Bonds Lose a Safety Net
Today's Idea
Bonds have been a safe haven for investors in recent months, due to dimmer economic forecasts, weaker commodity prices and economic unrest in Europe. Some traders have become a bit more optimistic and may believe that the sell-off in commodities could be a bit overdone. The end of QE2 also removes the safety net and price support for the Bond market. Technically, Bonds have finally showed some chinks in their armor. Some traders may wish to consider entering into a bear put spread, for example, buying the August Bond 123 put and selling the August 121 put, for a cost of 0-35, or $546.88. The trade risks the initial cost and has a maximum profit of $1,453.12 if the price of the Sep Bond closes below 121 at expiration.
Fundamentals
Treasury futures have seen selling pressure over the past several sessions on renewed optimism over Greece and a rebound in equity prices. Stocks have rebounded strongly over the past three trading sessions, after the E-mini S&P came down near the 1250 level. The progress made by passing the Greek austerity measures may prevent a default for now. Many traders view this as a move to buy time for Greece and other distressed European nations, such as Spain, Portugal, Ireland and Italy. Many observers do not see a situation where Greece becomes a functional, solvent economy anytime soon. What the austerity measures and bailout do is prevent skyrocketing interest rates from hitting the EU, and it staves off contagion. Bonds have been extremely strong since April, when many factors were lining up for treasuries. Bond traders now have to come to grips with the fact that the Fed will no longer be there to support the market after the treasury purchases are completed. Commodity prices, most notably Crude Oil, have also rebounded in recent trading sessions.
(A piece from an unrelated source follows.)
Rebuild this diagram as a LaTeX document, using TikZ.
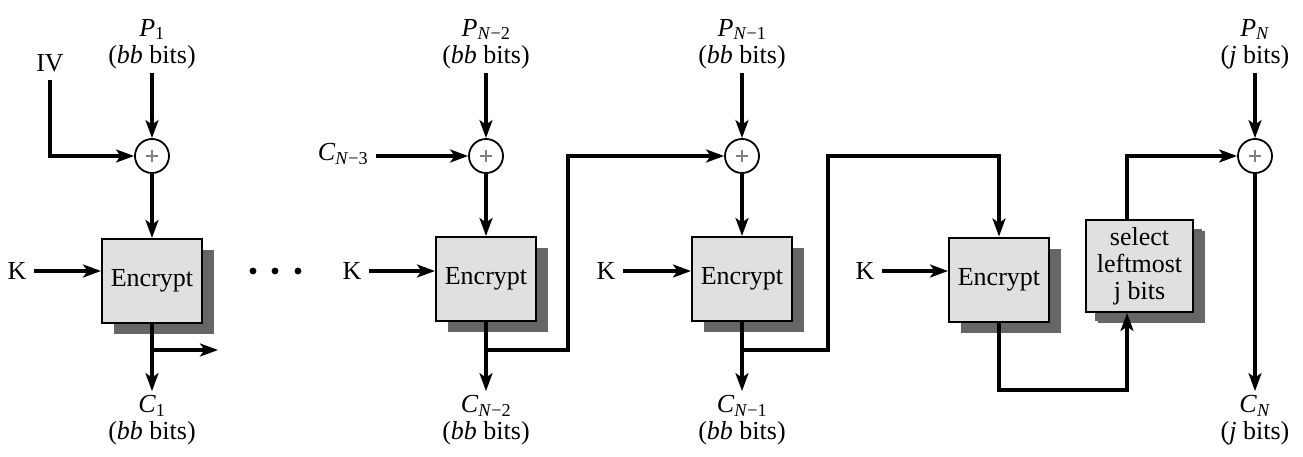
\documentclass[tikz,border=0pt]{standalone}
\usepackage{fontspec}
\setmainfont{Liberation Serif}
\usetikzlibrary{arrows.meta,shadows}
\definecolor{boxgray}{gray}{0.88}
\definecolor{shadowgray}{gray}{0.40}
\newcommand\lbl[2]{\textit{#1}\textsubscript{#2}}
\begin{document}
\begin{tikzpicture}[x=1pt,y=-1pt,
  font=\fontsize{26}{27}\selectfont,
  line width=3.1pt,
  arr/.style={-{Stealth[length=18pt,width=13pt,inset=4.5pt]}},
  encbox/.style={draw, line width=2pt, fill=boxgray, minimum width=100pt,
    minimum height=84pt, inner sep=0pt,
    drop shadow={shadow xshift=12pt, shadow yshift=-11pt, fill=shadowgray, opacity=1}},
  xorc/.style={circle, draw, line width=1.8pt, minimum size=34pt, inner sep=0pt,
    path picture={\draw[gray,line width=1.2pt]
      (path picture bounding box.center) +(-6pt,0pt) -- +(6pt,0pt)
      (path picture bounding box.center) +(0pt,-6pt) -- +(0pt,6pt);}},
  lab/.style={align=center, inner sep=0pt, outer sep=4pt},
  klab/.style={inner sep=0pt, outer sep=8pt},
]
\useasboundingbox (0,0) rectangle (1303,457);

% boxes
\node[encbox] (e1) at (152,281) {Encrypt};
\node[encbox] (e2) at (486,279) {Encrypt};
\node[encbox] (e3) at (742,279) {Encrypt};
\node[encbox] (e4) at (999,279.5) {Encrypt};
\node[encbox, minimum width=107pt, minimum height=92pt, align=center,
  drop shadow={shadow xshift=9pt, shadow yshift=-9pt, fill=shadowgray, opacity=1}]
  (sel) at (1139.5,266) {select\\leftmost\\j bits};

% xors
\node[xorc] (x1) at (152,156) {};
\node[xorc] (x2) at (486,156) {};
\node[xorc] (x3) at (742,156) {};
\node[xorc] (x4) at (1255,156) {};

% labels
\node[lab] (p1) at (152,44) {\lbl{P}{1}\\(\textit{bb} bits)};
\node[lab] (p2) at (486,44) {\lbl{P}{\textit{N}−2}\\(\textit{bb} bits)};
\node[lab] (p3) at (742,44) {\lbl{P}{\textit{N}−1}\\(\textit{bb} bits)};
\node[lab] (p4) at (1255,44) {\lbl{P}{\textit{N}}\\(\textit{j} bits)};
\node[lab] (c1) at (152,420) {\lbl{C}{1}\\(\textit{bb} bits)};
\node[lab] (c2) at (486,420) {\lbl{C}{\textit{N}−2}\\(\textit{bb} bits)};
\node[lab] (c3) at (742,420) {\lbl{C}{\textit{N}−1}\\(\textit{bb} bits)};
\node[lab] (c4) at (1255,420) {\lbl{C}{\textit{N}}\\(\textit{j} bits)};
\node[inner sep=0pt, outer sep=8pt] (iv) at (50,63) {IV};
\node[klab] (cn3) at (343,154) {\lbl{C}{\textit{N}−3}};
\node[klab] (k1) at (17,271) {K};
\node[klab] (k2) at (352,271) {K};
\node[klab] (k3) at (606,271) {K};
\node[klab] (k4) at (865,271) {K};

% dots
\fill (253,271) circle (3.4pt);
\fill (275,271) circle (3.4pt);
\fill (298,271) circle (3.4pt);

% coordinates
\coordinate (b1) at (152,350);
\coordinate (o1) at (218,350);
\coordinate (b2) at (486,350);
\coordinate (t2) at (568,156);
\coordinate (b3) at (742,350);
\coordinate (t3) at (828,156);
\coordinate (r4) at (1127,390);

% block 1
\draw[arr] (p1) -- (x1);
\draw[arr] (iv) |- (x1);
\draw[arr] (x1) -- (e1);
\draw[arr] (k1) -- (k1 -| e1.west);
\draw[arr] (e1) -- (c1);
\draw[arr] (b1) -- (o1);

% block 2
\draw[arr] (p2) -- (x2);
\draw[arr] (cn3.east |- x2) -- (x2);
\draw[arr] (x2) -- (e2);
\draw[arr] (k2) -- (k2 -| e2.west);
\draw[arr] (e2) -- (c2);
\draw[arr] (b2) -| (t2) -- (x3);

% block 3
\draw[arr] (p3) -- (x3);
\draw[arr] (x3) -- (e3);
\draw[arr] (k3) -- (k3 -| e3.west);
\draw[arr] (e3) -- (c3);
\draw[arr] (b3) -| (t3) -| (e4);

% block 4
\draw[arr] (k4) -- (k4 -| e4.west);
\draw[arr] (e4) |- (r4) -- (r4 |- sel.south);
\draw[arr] (sel.north -| r4) |- (x4);
\draw[arr] (p4) -- (x4);
\draw[arr] (x4) -- (c4);
\end{tikzpicture}
\end{document}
The fact that the worst case scenario did not happen in Greece has many traders looking to higher yielding assets once again at the expense of treasuries.
Technical Notes
Turning to the chart, we see the continuous Bond chart falling below the relative low at 123-28. This relative low was seen as a support level for Bond prices, and the next area of support comes in near the 122-00 level. The close below the 50-day moving average can be seen as a negative technical factor for Bond prices, but the true test will come from the 100-day moving average, which sits at 122-10 coming into trading today. A close below the average and support at 122-00 could be seen as especially bearish.